Schauen wir nun ein paar Jahre später. Was sehen wir? Wir sehen, wie dieselben so fundamental enttäuschten Männer und Frauen, die Jesus in Galiläa und Judäa nachgefolgt waren, ihn nicht nur in Israel, sondern in der ganzen damals bekannten Welt verkünden. Sie rollen den Fall Jesu wieder auf. Noch mehr: sie sind bereit, für die Botschaft von seiner Auferstehung einzutreten bis hin zur Preisgabe ihres Lebens. Würde irgendjemand auf dieser Erde, der noch ganz bei Trost ist, für innere Bilder oder zurechtgelegte, erfundene Geschichten sterben?
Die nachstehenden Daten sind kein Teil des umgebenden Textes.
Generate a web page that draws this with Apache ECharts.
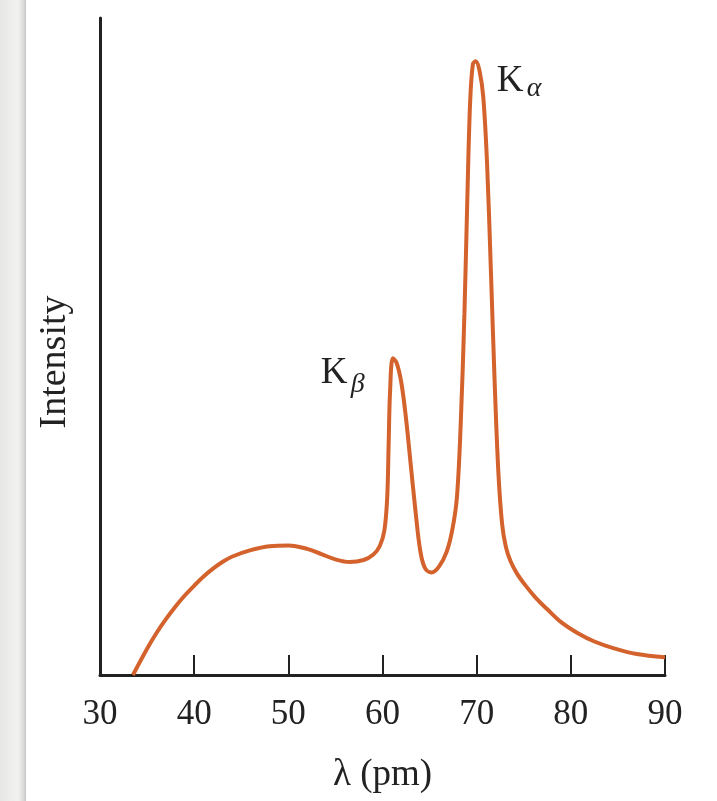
<!DOCTYPE html>
<html>
<head>
<meta charset="utf-8">
<script src="https://cdn.jsdelivr.net/npm/echarts@6/dist/echarts.min.js"></script>
<style>
  html, body { margin: 0; padding: 0; background: #fff; }
  #chart { width: 717px; height: 801px; }
</style>
</head>
<body>
<div id="chart"></div>
<script>
// wavelength (pm) and relative intensity
const wavelength = [33.5, 35.0, 36.0, 37.0, 38.0, 39.0, 40.0, 41.0, 42.0, 43.0, 44.0, 46.0, 48.0, 50.0, 52.0, 53.5, 55.0, 56.5, 58.0, 59.0, 59.7, 60.2, 60.5, 60.65, 60.8, 61.1, 61.5, 62.0, 62.5, 63.0, 63.5, 64.0, 64.5, 65.2, 66.0, 66.8, 67.4, 67.9, 68.3, 68.7, 69.0, 69.3, 69.6, 69.9, 70.3, 70.7, 71.1, 71.5, 71.9, 72.3, 72.7, 73.1, 73.6, 74.3, 75.2, 76.3, 77.5, 79.0, 80.7, 82.5, 84.5, 87.0, 90.0];
const intensity = [0, 4.0, 6.4, 8.5, 10.4, 12.1, 13.6, 15.0, 16.2, 17.2, 18.0, 19.0, 19.6, 19.7, 19.2, 18.4, 17.6, 17.2, 17.5, 18.3, 19.6, 22.0, 27.0, 35.0, 43.0, 48.2, 47.5, 44.5, 39.0, 32.0, 25.0, 19.0, 16.3, 15.6, 16.5, 18.7, 22.0, 27.0, 38.0, 55.0, 72.0, 87.0, 93.0, 93.4, 92.0, 88.0, 78.0, 62.0, 45.0, 31.0, 23.0, 19.5, 17.3, 15.4, 13.6, 11.7, 10.0, 8.0, 6.4, 5.1, 4.1, 3.2, 2.7];
const xTicks = [30, 40, 50, 60, 70, 80, 90];
const peakKa = [69.8, 93.5];
const peakKb = [61.1, 48.4];

const serif = '"Liberation Serif", "DejaVu Serif", serif';
const ink = '#222';
const curveColor = '#d4622c';

const chart = echarts.init(document.getElementById('chart'));

const points = wavelength.map((w, i) => [w, intensity[i]]);

chart.setOption({
  backgroundColor: '#fff',
  animation: false,
  grid: { left: 100, right: 52, top: 18, bottom: 126 },
  xAxis: {
    type: 'value',
    min: xTicks[0],
    max: xTicks[xTicks.length - 1],
    interval: 10,
    name: 'λ (pm)',
    nameLocation: 'middle',
    nameGap: 82,
    nameTextStyle: { fontFamily: serif, fontSize: 37, color: ink },
    axisLine: { lineStyle: { color: ink, width: 3 } },
    axisTick: { inside: true, length: 20, lineStyle: { color: ink, width: 2 } },
    axisLabel: { fontFamily: serif, fontSize: 35, color: ink, margin: 22 },
    splitLine: { show: false }
  },
  yAxis: {
    type: 'value',
    min: 0,
    max: 100,
    axisLine: { show: true, lineStyle: { color: ink, width: 3 } },
    axisTick: { show: false },
    axisLabel: { show: false },
    splitLine: { show: false }
  },
  series: [{
    type: 'line',
    data: points,
    smooth: 0.35,
    showSymbol: false,
    lineStyle: { color: curveColor, width: 4 }
  }]
});

// annotations placed from the peak data through the chart's own scales
const pa = chart.convertToPixel({ gridIndex: 0 }, peakKa);
const pb = chart.convertToPixel({ gridIndex: 0 }, peakKb);

chart.setOption({
  graphic: [
    {
      type: 'rect',
      shape: { x: 0, y: 0, width: 26, height: 801 },
      style: {
        fill: new echarts.graphic.LinearGradient(0, 0, 1, 0, [
          { offset: 0, color: '#e6e6e4' },
          { offset: 0.7, color: '#f2f2f0' },
          { offset: 0.92, color: '#d8d8d6' },
          { offset: 1, color: '#c4c4c2' }
        ])
      },
      silent: true
    },
    {
      type: 'text',
      x: 55, y: 362,
      rotation: Math.PI / 2,
      style: { text: 'Intensity', font: '38px ' + serif, fill: ink, align: 'center', verticalAlign: 'middle' }
    },
    {
      type: 'text',
      x: pa[0] + 22, y: pa[1] + 2,
      style: { text: 'K', font: '37px ' + serif, fill: ink, align: 'left', verticalAlign: 'top' }
    },
    {
      type: 'text',
      x: pa[0] + 52, y: pa[1] + 14,
      style: { text: 'α', font: 'italic 28px ' + serif, fill: ink, align: 'left', verticalAlign: 'top' }
    },
    {
      type: 'text',
      x: pb[0] - 72, y: pb[1] - 2,
      style: { text: 'K', font: '37px ' + serif, fill: ink, align: 'left', verticalAlign: 'top' }
    },
    {
      type: 'text',
      x: pb[0] - 42, y: pb[1] + 14,
      style: { text: 'β', font: 'italic 28px ' + serif, fill: ink, align: 'left', verticalAlign: 'top' }
    }
  ]
});
</script>
</body>
</html>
Wer das behauptet, redet Unsinn und weiß sehr wenig über die menschliche Psyche. Plausibel wird es erst, wenn wir ein reales, absolut unerwartetes Ereignis, ein Widerfahrnis annehmen, das alles, restlos alles in einem ganz anderen und neuen Licht erscheinen ließ und das allein eine solche Veränderung in den Jüngern bewirken und die explosionsartige Ausbreitung des Evangeliums zur Folge haben konnte.
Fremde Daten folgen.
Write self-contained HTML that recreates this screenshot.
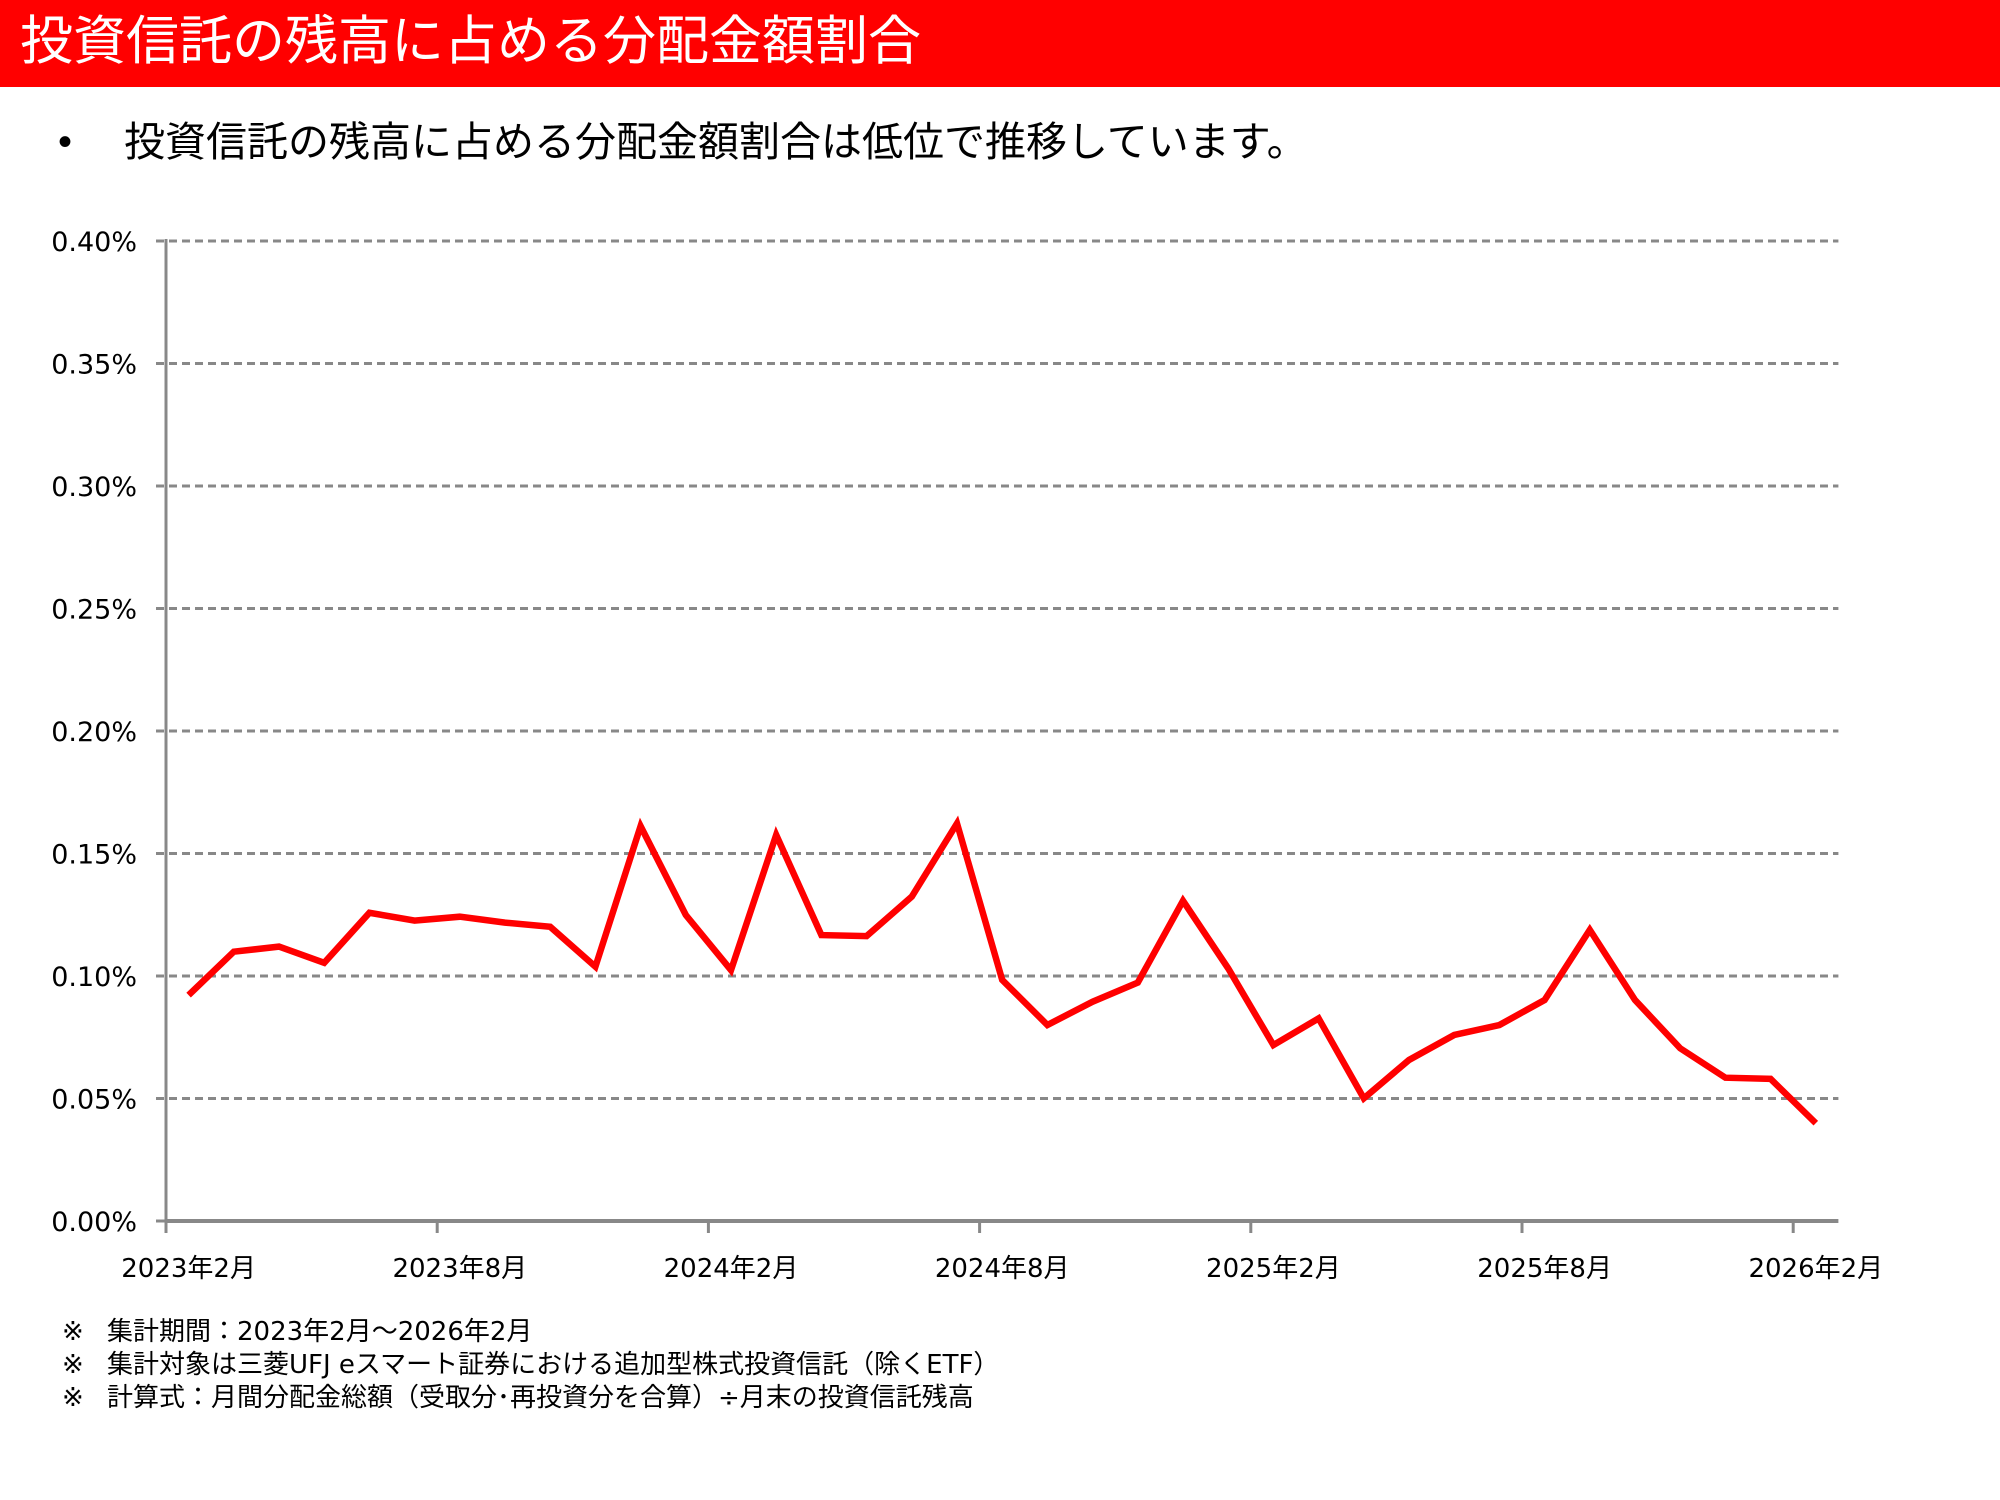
<!DOCTYPE html>
<html><head><meta charset="utf-8"><style>
html,body{margin:0;padding:0;background:#fff;}
body{width:2000px;height:1500px;overflow:hidden;position:relative;font-family:"Liberation Sans","Noto Sans CJK JP",sans-serif;}
.hdr{position:absolute;left:0;top:0;width:2000px;height:87px;background:#ff0000;}
.title{position:absolute;left:20px;top:7px;font-size:53px;color:#fff;white-space:nowrap;line-height:70px;}
.sub{position:absolute;left:124px;top:114px;font-size:41px;color:#000;white-space:nowrap;line-height:56px;}
.bul{position:absolute;left:58px;top:114px;font-size:40px;line-height:56px;}
.note{position:absolute;left:62px;font-size:26px;color:#000;white-space:nowrap;line-height:30px;font-family:"DejaVu Sans","Noto Sans CJK JP",sans-serif;}
.note span{display:inline-block;width:45px;}
</style></head><body>
<div class="hdr"><div class="title">投資信託の残高に占める分配金額割合</div></div>
<div class="bul">•</div>
<div class="sub">投資信託の残高に占める分配金額割合は低位で推移しています。</div>
<svg id="chart" width="2000" height="1500" style="position:absolute;left:0;top:0" xmlns="http://www.w3.org/2000/svg"></svg>
<div class="note" style="top:1317px"><span>※</span>集計期間：2023年2月～2026年2月</div>
<div class="note" style="top:1350px"><span>※</span>集計対象は三菱UFJ eスマート証券における追加型株式投資信託（除くETF）</div>
<div class="note" style="top:1383px"><span>※</span>計算式：月間分配金総額（受取分･再投資分を合算）÷月末の投資信託残高</div>
<script>
const yTicks = [0, 0.05, 0.10, 0.15, 0.20, 0.25, 0.30, 0.35, 0.40];
const yTickLabels = ["0.00%","0.05%","0.10%","0.15%","0.20%","0.25%","0.30%","0.35%","0.40%"];
const xTickLabels = ["2023年2月","2023年8月","2024年2月","2024年8月","2025年2月","2025年8月","2026年2月"];
const values = [0.0922,0.1099,0.112,0.1054,0.1258,0.1226,0.1242,0.1218,0.1201,0.1038,0.1612,0.1249,0.1024,0.1576,0.1167,0.1163,0.1324,0.1623,0.0984,0.080,0.0895,0.0973,0.1307,0.1031,0.0718,0.0827,0.0501,0.0657,0.0759,0.080,0.0902,0.1188,0.0902,0.0705,0.0585,0.058,0.0399];

const NS="http://www.w3.org/2000/svg";
const svg=document.getElementById('chart');
const X0=166, STEP=45.2, Y0=1221, YMAX=0.40, YH=980;
const n=values.length;
const X1=X0+n*STEP;
function xPos(i){return X0+STEP/2+i*STEP;}
function yPos(v){return Y0-v/YMAX*YH;}
function mk(tag,attrs){const e=document.createElementNS(NS,tag);for(const k in attrs)e.setAttribute(k,attrs[k]);svg.appendChild(e);return e;}

yTicks.forEach((t,i)=>{
  const y=yPos(t);
  if(t>0){
    const g=mk('line',{x1:156,x2:X1,y1:y,y2:y,stroke:'#888',"stroke-width":3,"stroke-dasharray":"8 5"});
    
    
  } else {
    const tk=mk('line',{x1:156,x2:X0,y1:y,y2:y,stroke:'#888',"stroke-width":3});
    
    
  }
  const tx=mk('text',{x:137,y:y+10,"text-anchor":"end","font-size":27,"font-family":"DejaVu Sans, sans-serif",fill:'#000'});
  tx.textContent=yTickLabels[i];
  
  
});
const ya=mk('line',{x1:X0,x2:X0,y1:yPos(0.40)-2,y2:Y0+1,stroke:'#888',"stroke-width":3});


const xa=mk('line',{x1:X0,x2:X1,y1:Y0,y2:Y0,stroke:'#888',"stroke-width":4});


xTickLabels.forEach((lab,k)=>{
  const i=k*6;
  const tx0=X0+i*STEP;
  const tk=mk('line',{x1:tx0,x2:tx0,y1:Y0,y2:Y0+12,stroke:'#888',"stroke-width":3});
  
  
  const t=mk('text',{x:xPos(i),y:1277,"text-anchor":"middle","font-size":26,"font-family":"DejaVu Sans, Noto Sans CJK JP, sans-serif",fill:'#000'});
  t.textContent=lab;
  
  
});
const pts=values.map((v,i)=>xPos(i).toFixed(1)+','+yPos(v).toFixed(1)).join(' ');
const line=mk('polyline',{points:pts,fill:'none',stroke:'#ff0000',"stroke-width":6.5,"stroke-linejoin":"miter"});


</script>
</body></html>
Berichtet wird übereinstimmend von realer, persönlicher Begegnung mit Jesus, dem Auferstandenen. Was und wie sie es berichten, ist vor dem Ideenhorizont der damaligen Zeit unerfindbar. Juden glaubten damals, wenn überhaupt, dann an eine Auferstehung am Ende der Zeit, niemals aber an eine Auferstehung quer zur weiterlaufenden Geschichte. Griechen glaubten, wenn überhaupt, an ein Weiterleben der Seele, nicht aber an eine Auferstehung mit Seele und Leib. Was über den Auferstandenen aufgeschrieben wird, ist so paradox, dass es niemand so erfunden hätte. Er geht durch verschlossene Türen, ist also offensichtlich den Naturgesetzen unserer Welt enthoben; zugleich aber wird er als berührbar geschildert, essend und trinkend vor den Augen der Jünger. Wenn erfunden, dann wäre es anders erfunden worden, viel näher an den Vorstellungen der damaligen Zeit und menschlicher Logik.
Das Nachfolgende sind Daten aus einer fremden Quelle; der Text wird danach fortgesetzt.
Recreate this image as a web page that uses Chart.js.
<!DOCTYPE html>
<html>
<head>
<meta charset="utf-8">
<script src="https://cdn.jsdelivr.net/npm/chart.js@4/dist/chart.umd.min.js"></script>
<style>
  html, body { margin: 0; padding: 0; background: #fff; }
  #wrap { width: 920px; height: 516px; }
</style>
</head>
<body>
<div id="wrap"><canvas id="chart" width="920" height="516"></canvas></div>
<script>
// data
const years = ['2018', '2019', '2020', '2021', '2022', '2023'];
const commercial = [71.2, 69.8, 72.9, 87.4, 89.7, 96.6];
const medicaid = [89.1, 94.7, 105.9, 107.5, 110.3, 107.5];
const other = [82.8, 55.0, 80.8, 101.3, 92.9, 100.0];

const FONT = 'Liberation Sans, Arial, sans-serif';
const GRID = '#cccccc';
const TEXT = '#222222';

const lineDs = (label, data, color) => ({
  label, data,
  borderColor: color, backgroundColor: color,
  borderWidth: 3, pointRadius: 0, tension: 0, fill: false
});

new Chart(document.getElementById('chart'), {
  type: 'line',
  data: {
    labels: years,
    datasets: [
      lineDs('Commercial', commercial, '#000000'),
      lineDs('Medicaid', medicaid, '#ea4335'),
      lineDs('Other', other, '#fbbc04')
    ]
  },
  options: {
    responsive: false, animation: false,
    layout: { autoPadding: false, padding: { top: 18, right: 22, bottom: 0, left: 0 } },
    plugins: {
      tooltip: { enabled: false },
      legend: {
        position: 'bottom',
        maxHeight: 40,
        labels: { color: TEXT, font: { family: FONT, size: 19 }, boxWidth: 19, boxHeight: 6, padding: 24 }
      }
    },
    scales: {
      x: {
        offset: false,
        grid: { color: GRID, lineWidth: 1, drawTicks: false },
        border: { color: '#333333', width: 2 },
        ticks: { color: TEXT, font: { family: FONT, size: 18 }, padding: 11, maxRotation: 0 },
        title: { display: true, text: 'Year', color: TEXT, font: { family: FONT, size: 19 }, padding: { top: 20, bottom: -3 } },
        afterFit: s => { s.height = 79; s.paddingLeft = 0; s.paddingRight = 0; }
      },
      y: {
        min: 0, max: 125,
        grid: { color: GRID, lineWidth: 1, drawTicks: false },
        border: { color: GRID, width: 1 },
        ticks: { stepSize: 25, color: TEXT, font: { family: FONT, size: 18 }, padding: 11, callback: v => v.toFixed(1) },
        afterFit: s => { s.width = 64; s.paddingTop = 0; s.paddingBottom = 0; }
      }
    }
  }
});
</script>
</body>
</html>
Was ich in aller Kürze nur angedeutet habe, sind Indizien, Hinweise, starke Hinweise, aber sicher kein Beweis für die Auferstehung Jesu. Den „Sprung“ in den Glauben muss jeder, jeder auch von uns, leisten, der mit dieser Botschaft konfrontiert wird und sich auf sie einlassen möchte.

Allerdings: die Botschaft selbst, die vom Leben, Sterben und Auferstehen Jesu – ist, ob wahr oder falsch, eine Tatsache; die Botschaft als solche gibt es in dieser unserer Welt seit 2000 Jahren. Und es gibt das daraus entstandene Christentum, das ohne die Auferstehungsbotschaft nicht existieren würde. Dass es die Auferstehungsbotschaft gibt, dass es das Christentum gibt, trotz des – menschlich gesehen – totalen Misserfolgs und Scheiterns Jesu von Nazareth, das braucht eine Erklärung. Die beste ist die, dass es einfach so war, wie es uns die Evangelisten schildern. Nichts deutet darauf hin, dass es ein unehrliches Spiel ist, das sie mit uns spielen.

Wer daher den Evangelien glaubt und aus dem Glauben an Jesus Christus, den Auferstandenen, bewusst sein Leben gestaltet, braucht – das wollte ich zeigen – seinen Verstand nicht an der Garderobe des Glaubens abzugeben. Im Gegenteil: mir scheinen die besseren, die vernünftigeren Gründe für diesen Glauben zu sprechen. Nicht zuletzt auch das, was er bewirkt hat. Nichts in unserer Welt hat Menschen so verändert, so sehr Hoffnung gespendet, so viel Kraft gegeben in Leid und Schicksalsschlägen, so sehr auf tätige Liebe hin geöffnet, so sehr nicht zuletzt auch unser Gottesbild verändert auf einen bis zur Kreuzestorheit liebenden Gott hin, der auf solch unfassbare (und nochmals: daher unerfindbare) Weise mit uns Menschen solidarisch geworden ist – als eben dieser Glaube. Kein Glaube, wenn er denn gelebt und nicht missbraucht wird, hat so viel Positives freigesetzt und setzt es frei wie der Glaube an den auferstandenen Herrn Jesus Christus. Ihm gilt unser Bekenntnis, damals wie heute:
Ja, der Herr ist auferstanden, er ist wahrhaft auferstanden.